I got my little boy about 14 months ago and only was about 2 months on maternity leave due to financial reasons. My friends that have little kids themselves always asked me how I managed being a mom of a newborn and working full time from at home. My answer always was that if you really want something, you can do it. And begin a productive mother was important for me.
I was fortunate enough to have a boss that let me work from at home for the first year. Also, I haven’t used up any holidays that year so I could take over 2 weeks as soon as my 2 months maternity leave were over. During those 2 and a half months, I found a routine with my little sweetheart that worked for us and which turned out to work perfectly for later on as well. W was a bad sleeper and used to only sleep during the day if I carried him while walking. Therefore, I started putting him frequently in my carrier, stepped onto the treadmill and walked. I then started placing my laptop on the treadmill and worked for as long as W slept. That way, I got about 4 hours of work done during the day.
The rest of the work hours I did in the evenings when W slept. The evenings used to be the hardest for the first 9 months or so. W tended to wake up a lot and cry. Usually, if he laid down at 8 pm and I stayed up till 2 am, I got about 3 1/2 hours of work done (on good days). The rest of the time I laid next to him and calmed/caressed him. Did I have weekends off? No, the only way to get my work hours done was by also working Saturdays and Sundays. Was it a fun time? You will have problems believing that but for the most part, yes. W made me and my husband laugh so much every day (and he still does), so that the hard times weren’t quite as bad. Furthermore, I love working and I enjoyed being able to still do some programming every day.
Did I get enough sleep? Nope, but which mother with a newborn does? And I’m lucky that I can fall asleep within minutes. I’d stop working at around 2 am and fall asleep 1-2 minutes later. I’d say in average I still got about 5 hours of sleep daily. Don’t take me wrong, I used to sleep 9 hours and more, but I found out that I still function properly with about 5 hours. Anything below for more than a few days and I’m a wreck.
One thing I’ve learned is that it’s important to not stress yourself with work, especially when you have to look after a newborn which can be quite exhausting at times. You still want to enjoy the time with your baby. On days, where I needed a break, I took it (just took a spontaneous holiday from work). Therefore, even if you have a big todo list (work or home related), don’t force yourself to fulfill it up to exhaustion. There are days/weeks that are just really hard (baby hardly sleeps, is maybe sick, cries a lot for no obvious reason, etc.) and the more you feel stressed, the less patience you have with your loved ones (and patience is extremely important with little as well as with older kids).
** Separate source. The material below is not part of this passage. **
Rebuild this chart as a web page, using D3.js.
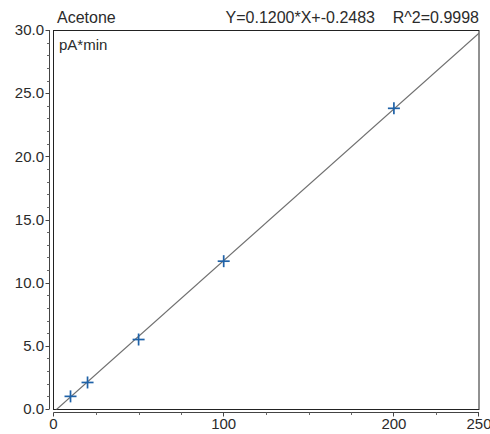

If possible, ask your partner for help. Maybe you have relatives/friends that can help you out here and there.
Another thing that comes to my mind that helped me was to be flexible. I now have my office in the bedroom and work next to my sleeping baby at night. That way, I can react right away when he needs me and I get some work done. I also put my baby in the carrier and wipe the kitchen floor and do other chores around the house during the day. My little one enjoys it since he is close to me and gets to watch close up what I’m doing. Don’t set yourself timeframes. You might be like me a morning person, but if your little one wakes up early and wants to be held and played with for hours, then don’t stress yourself with an unrealistic morning todo list. Having a detailed day schedule might be very helpful when you don’t have to look after kids, but with kids, the best schedule is a very flexible one.
I can honestly say that I’ve never been as productive as now. You wonder why? I used to waste a lot of time in front of the TV. After a hard work day, I would flop onto the couch and stare for hours at the big screen. As you might guess, I haven’t seen a single movie/episode for, hmm, I don’t know how long. I just don’t have time for it and honestly, I don’t even miss it. Of course, I still need some relax time here and there. In the evenings, before and after work, I read the news, eat a snack or just simply watch my little one sleeping (while trying to stay awake myself). It’s important to have some off time but the danger with TV is that the off time tends to extend to hours at a time (at least for me).
You don’t get to read magazines/books anymore? Listen to audiobooks and podcasts instead. You can do that while playing on the floor with your sweetheart.
I’m not saying that it is easy to be super productive while watching your baby, but if you really want to, you will find ways without sacrificing time with your newborn nor your own sanity. Consider what’s important for you and what makes you happy. Don’t stop everything you’ve enjoyed doing now that you have a baby. Be creative! But don’t have unrealistic expectations either. Your life will change (there is no doubt) and you hopefully will love the change with your newborn. In my case, I’m as busy as I’ve never been in my life and I love it. I love being able to spend so much time with my son, but I also enjoy getting back working/reading when he is sleeping.